EXERCISE OBJECTIVE -> All of the material below is to be restated word for word, apart from the pictures.
○ ○ ○ ○ ○
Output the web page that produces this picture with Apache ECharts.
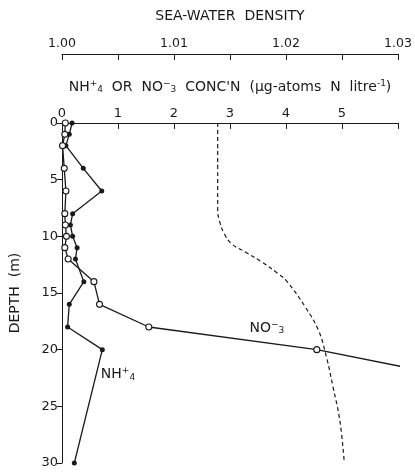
<!DOCTYPE html>
<html>
<head>
<meta charset="utf-8">
<script src="https://cdn.jsdelivr.net/npm/echarts@6/dist/echarts.min.js"></script>
<style>
  html, body { margin: 0; padding: 0; background: #ffffff; }
  #chart { width: 415px; height: 475px; }
</style>
</head>
<body>
<div id="chart"></div>
<script>
// ---- Data ----
const nh4Depth = [0, 1, 2, 4, 6, 8, 9, 10, 11, 12, 14, 16, 18, 20, 30];
const nh4Conc  = [0.18, 0.13, 0.07, 0.38, 0.71, 0.19, 0.15, 0.19, 0.27, 0.24, 0.39, 0.13, 0.10, 0.72, 0.22];

const no3Depth = [0, 1, 2, 4, 6, 8, 9, 10, 11, 12, 14, 16, 18, 20];
const no3Conc  = [0.06, 0.05, 0.01, 0.04, 0.07, 0.05, 0.06, 0.08, 0.05, 0.11, 0.57, 0.67, 1.55, 4.55];

// continuation of the NO3- line beyond the last sample
const no3TailDepth = [20, 21.5];
const no3TailConc  = [4.55, 6.08];

const densityDepth = [0, 2, 4, 6, 7.7, 8.6, 9.8, 10.7, 11.4, 12.3, 13.3, 14.0, 16.2, 18.3, 20.6, 23.3, 26.2, 29.9];
const densityVal   = [1.0139, 1.0139, 1.0139, 1.0139, 1.0139, 1.01405, 1.0145, 1.0152, 1.0164, 1.0179, 1.0193, 1.0201, 1.0217, 1.0229, 1.0236, 1.0242, 1.0248, 1.0252];

const concTicks    = [0, 1, 2, 3, 4, 5];
const densityTicks = ['1.00', '1.01', '1.02', '1.03'];
const depthTicks   = [0, 5, 10, 15, 20, 25, 30];

// annotation anchors (data coordinates)
const labelNO3 = [3.66, 18.1];
const labelNH4 = [1.0, 22.2];

const zip = (xs, ys) => xs.map((x, i) => [x, ys[i]]);

const FONT = 'DejaVu Sans';
const INK = '#1a1a1a';

const chart = echarts.init(document.getElementById('chart'), null, { renderer: 'canvas' });

const supsub = {
  sup: { fontFamily: FONT, fontSize: 9, color: INK, padding: [0, 0, 7, 0] },
  sub: { fontFamily: FONT, fontSize: 9, color: INK, padding: [6, 0, 0, 0] }
};

chart.setOption({
  backgroundColor: '#ffffff',
  animation: false,
  grid: { left: 57, right: 17, top: 123, bottom: 12, containLabel: false },
  xAxis: [
    {
      type: 'value', position: 'top', min: 0, max: 6, interval: 1,
      name: "NH{sup|+}{sub|4}  OR  NO{sup|−}{sub|3}  CONC'N  (µg-atoms  N  litre{sup|-1})",
      nameLocation: 'middle', nameGap: 28,
      nameTextStyle: { fontFamily: FONT, fontSize: 14, color: INK, rich: supsub },
      axisLine: { show: true, lineStyle: { color: INK, width: 1 } },
      axisTick: { show: true, inside: true, length: 6, lineStyle: { color: INK } },
      axisLabel: {
        margin: 3, fontFamily: FONT, fontSize: 13, color: INK,
        showMinLabel: true, showMaxLabel: true,
        formatter: v => (concTicks.indexOf(v) >= 0 ? String(v) : '')
      },
      splitLine: { show: false }
    },
    {
      type: 'value', position: 'top', offset: 69, min: 1.0, max: 1.03, interval: 0.005,
      name: 'SEA-WATER  DENSITY',
      nameLocation: 'middle', nameGap: 31,
      nameTextStyle: { fontFamily: FONT, fontSize: 14, color: INK },
      axisLine: { show: true, lineStyle: { color: INK, width: 1 } },
      axisTick: { show: true, inside: true, length: 6, lineStyle: { color: INK } },
      axisLabel: {
        margin: 4, fontFamily: FONT, fontSize: 12.5, color: INK,
        showMinLabel: true, showMaxLabel: true,
        formatter: v => { const s = v.toFixed(2); return (Math.abs(v * 100 - Math.round(v * 100)) < 1e-6 && densityTicks.indexOf(s) >= 0) ? s : ''; }
      },
      splitLine: { show: false }
    }
  ],
  yAxis: {
    type: 'value', inverse: true, min: 0, max: 30, interval: 5,
    name: 'DEPTH  (m)', nameLocation: 'middle', nameGap: 40, nameRotate: 90,
    nameTextStyle: { fontFamily: FONT, fontSize: 14, color: INK },
    axisLine: { show: true, lineStyle: { color: INK, width: 1 } },
    axisTick: { show: true, inside: false, length: 5, lineStyle: { color: INK } },
    axisLabel: {
      margin: 4, fontFamily: FONT, fontSize: 13, color: INK,
      formatter: v => (depthTicks.indexOf(v) >= 0 ? String(v) : '')
    },
    splitLine: { show: false }
  },
  series: [
    {
      name: 'density', type: 'line', xAxisIndex: 1, yAxisIndex: 0,
      data: zip(densityVal, densityDepth), smooth: 0.4, showSymbol: false,
      lineStyle: { color: INK, width: 1.2, type: [4, 3] }
    },
    {
      name: 'NO3 tail', type: 'line', xAxisIndex: 0, yAxisIndex: 0, clip: false,
      data: zip(no3TailConc, no3TailDepth), showSymbol: false,
      lineStyle: { color: INK, width: 1.4 }
    },
    {
      name: 'NH4', type: 'line', xAxisIndex: 0, yAxisIndex: 0, clip: false,
      data: zip(nh4Conc, nh4Depth), symbol: 'circle', symbolSize: 5,
      lineStyle: { color: INK, width: 1.3 },
      itemStyle: { color: INK, borderColor: INK, borderWidth: 0 }, z: 3
    },
    {
      name: 'NO3', type: 'line', xAxisIndex: 0, yAxisIndex: 0, clip: false,
      data: zip(no3Conc, no3Depth), symbol: 'circle', symbolSize: 6,
      lineStyle: { color: INK, width: 1.3 },
      itemStyle: { color: '#ffffff', borderColor: INK, borderWidth: 1.1 }, z: 4
    }
  ]
});

const pNO3 = chart.convertToPixel({ xAxisIndex: 0, yAxisIndex: 0 }, labelNO3);
const pNH4 = chart.convertToPixel({ xAxisIndex: 0, yAxisIndex: 0 }, labelNH4);

const annRich = {
  sup: { fontSize: 9, fontFamily: FONT, fill: INK, padding: [0, 0, 7, 0] },
  sub: { fontSize: 9, fontFamily: FONT, fill: INK, padding: [6, 0, 0, 0] }
};

chart.setOption({
  graphic: [
    {
      type: 'text', x: pNO3[0], y: pNO3[1],
      style: { text: 'NO{sup|−}{sub|3}', align: 'center', verticalAlign: 'middle', font: '14px "DejaVu Sans"', fill: INK, rich: annRich }
    },
    {
      type: 'text', x: pNH4[0], y: pNH4[1],
      style: { text: 'NH{sup|+}{sub|4}', align: 'center', verticalAlign: 'middle', font: '14px "DejaVu Sans"', fill: INK, rich: annRich }
    }
  ]
});
</script>
</body>
</html>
○ ○ ○ ○ ○
SOLUTION FOR THIS PROBLEM ->
Output the web page that produces this picture with Apache ECharts.
<!DOCTYPE html>
<html>
<head>
<meta charset="utf-8">
<script src="https://cdn.jsdelivr.net/npm/echarts@6/dist/echarts.min.js"></script>
<style>
  html, body { margin: 0; padding: 0; background: #ffffff; }
  #chart { width: 415px; height: 475px; }
</style>
</head>
<body>
<div id="chart"></div>
<script>
// ---- Data ----
const nh4Depth = [0, 1, 2, 4, 6, 8, 9, 10, 11, 12, 14, 16, 18, 20, 30];
const nh4Conc  = [0.18, 0.13, 0.07, 0.38, 0.71, 0.19, 0.15, 0.19, 0.27, 0.24, 0.39, 0.13, 0.10, 0.72, 0.22];

const no3Depth = [0, 1, 2, 4, 6, 8, 9, 10, 11, 12, 14, 16, 18, 20];
const no3Conc  = [0.06, 0.05, 0.01, 0.04, 0.07, 0.05, 0.06, 0.08, 0.05, 0.11, 0.57, 0.67, 1.55, 4.55];

// continuation of the NO3- line beyond the last sample
const no3TailDepth = [20, 21.5];
const no3TailConc  = [4.55, 6.08];

const densityDepth = [0, 2, 4, 6, 7.7, 8.6, 9.8, 10.7, 11.4, 12.3, 13.3, 14.0, 16.2, 18.3, 20.6, 23.3, 26.2, 29.9];
const densityVal   = [1.0139, 1.0139, 1.0139, 1.0139, 1.0139, 1.01405, 1.0145, 1.0152, 1.0164, 1.0179, 1.0193, 1.0201, 1.0217, 1.0229, 1.0236, 1.0242, 1.0248, 1.0252];

const concTicks    = [0, 1, 2, 3, 4, 5];
const densityTicks = ['1.00', '1.01', '1.02', '1.03'];
const depthTicks   = [0, 5, 10, 15, 20, 25, 30];

// annotation anchors (data coordinates)
const labelNO3 = [3.66, 18.1];
const labelNH4 = [1.0, 22.2];

const zip = (xs, ys) => xs.map((x, i) => [x, ys[i]]);

const FONT = 'DejaVu Sans';
const INK = '#1a1a1a';

const chart = echarts.init(document.getElementById('chart'), null, { renderer: 'canvas' });

const supsub = {
  sup: { fontFamily: FONT, fontSize: 9, color: INK, padding: [0, 0, 7, 0] },
  sub: { fontFamily: FONT, fontSize: 9, color: INK, padding: [6, 0, 0, 0] }
};

chart.setOption({
  backgroundColor: '#ffffff',
  animation: false,
  grid: { left: 57, right: 17, top: 123, bottom: 12, containLabel: false },
  xAxis: [
    {
      type: 'value', position: 'top', min: 0, max: 6, interval: 1,
      name: "NH{sup|+}{sub|4}  OR  NO{sup|−}{sub|3}  CONC'N  (µg-atoms  N  litre{sup|-1})",
      nameLocation: 'middle', nameGap: 28,
      nameTextStyle: { fontFamily: FONT, fontSize: 14, color: INK, rich: supsub },
      axisLine: { show: true, lineStyle: { color: INK, width: 1 } },
      axisTick: { show: true, inside: true, length: 6, lineStyle: { color: INK } },
      axisLabel: {
        margin: 3, fontFamily: FONT, fontSize: 13, color: INK,
        showMinLabel: true, showMaxLabel: true,
        formatter: v => (concTicks.indexOf(v) >= 0 ? String(v) : '')
      },
      splitLine: { show: false }
    },
    {
      type: 'value', position: 'top', offset: 69, min: 1.0, max: 1.03, interval: 0.005,
      name: 'SEA-WATER  DENSITY',
      nameLocation: 'middle', nameGap: 31,
      nameTextStyle: { fontFamily: FONT, fontSize: 14, color: INK },
      axisLine: { show: true, lineStyle: { color: INK, width: 1 } },
      axisTick: { show: true, inside: true, length: 6, lineStyle: { color: INK } },
      axisLabel: {
        margin: 4, fontFamily: FONT, fontSize: 12.5, color: INK,
        showMinLabel: true, showMaxLabel: true,
        formatter: v => { const s = v.toFixed(2); return (Math.abs(v * 100 - Math.round(v * 100)) < 1e-6 && densityTicks.indexOf(s) >= 0) ? s : ''; }
      },
      splitLine: { show: false }
    }
  ],
  yAxis: {
    type: 'value', inverse: true, min: 0, max: 30, interval: 5,
    name: 'DEPTH  (m)', nameLocation: 'middle', nameGap: 40, nameRotate: 90,
    nameTextStyle: { fontFamily: FONT, fontSize: 14, color: INK },
    axisLine: { show: true, lineStyle: { color: INK, width: 1 } },
    axisTick: { show: true, inside: false, length: 5, lineStyle: { color: INK } },
    axisLabel: {
      margin: 4, fontFamily: FONT, fontSize: 13, color: INK,
      formatter: v => (depthTicks.indexOf(v) >= 0 ? String(v) : '')
    },
    splitLine: { show: false }
  },
  series: [
    {
      name: 'density', type: 'line', xAxisIndex: 1, yAxisIndex: 0,
      data: zip(densityVal, densityDepth), smooth: 0.4, showSymbol: false,
      lineStyle: { color: INK, width: 1.2, type: [4, 3] }
    },
    {
      name: 'NO3 tail', type: 'line', xAxisIndex: 0, yAxisIndex: 0, clip: false,
      data: zip(no3TailConc, no3TailDepth), showSymbol: false,
      lineStyle: { color: INK, width: 1.4 }
    },
    {
      name: 'NH4', type: 'line', xAxisIndex: 0, yAxisIndex: 0, clip: false,
      data: zip(nh4Conc, nh4Depth), symbol: 'circle', symbolSize: 5,
      lineStyle: { color: INK, width: 1.3 },
      itemStyle: { color: INK, borderColor: INK, borderWidth: 0 }, z: 3
    },
    {
      name: 'NO3', type: 'line', xAxisIndex: 0, yAxisIndex: 0, clip: false,
      data: zip(no3Conc, no3Depth), symbol: 'circle', symbolSize: 6,
      lineStyle: { color: INK, width: 1.3 },
      itemStyle: { color: '#ffffff', borderColor: INK, borderWidth: 1.1 }, z: 4
    }
  ]
});

const pNO3 = chart.convertToPixel({ xAxisIndex: 0, yAxisIndex: 0 }, labelNO3);
const pNH4 = chart.convertToPixel({ xAxisIndex: 0, yAxisIndex: 0 }, labelNH4);

const annRich = {
  sup: { fontSize: 9, fontFamily: FONT, fill: INK, padding: [0, 0, 7, 0] },
  sub: { fontSize: 9, fontFamily: FONT, fill: INK, padding: [6, 0, 0, 0] }
};

chart.setOption({
  graphic: [
    {
      type: 'text', x: pNO3[0], y: pNO3[1],
      style: { text: 'NO{sup|−}{sub|3}', align: 'center', verticalAlign: 'middle', font: '14px "DejaVu Sans"', fill: INK, rich: annRich }
    },
    {
      type: 'text', x: pNH4[0], y: pNH4[1],
      style: { text: 'NH{sup|+}{sub|4}', align: 'center', verticalAlign: 'middle', font: '14px "DejaVu Sans"', fill: INK, rich: annRich }
    }
  ]
});
</script>
</body>
</html>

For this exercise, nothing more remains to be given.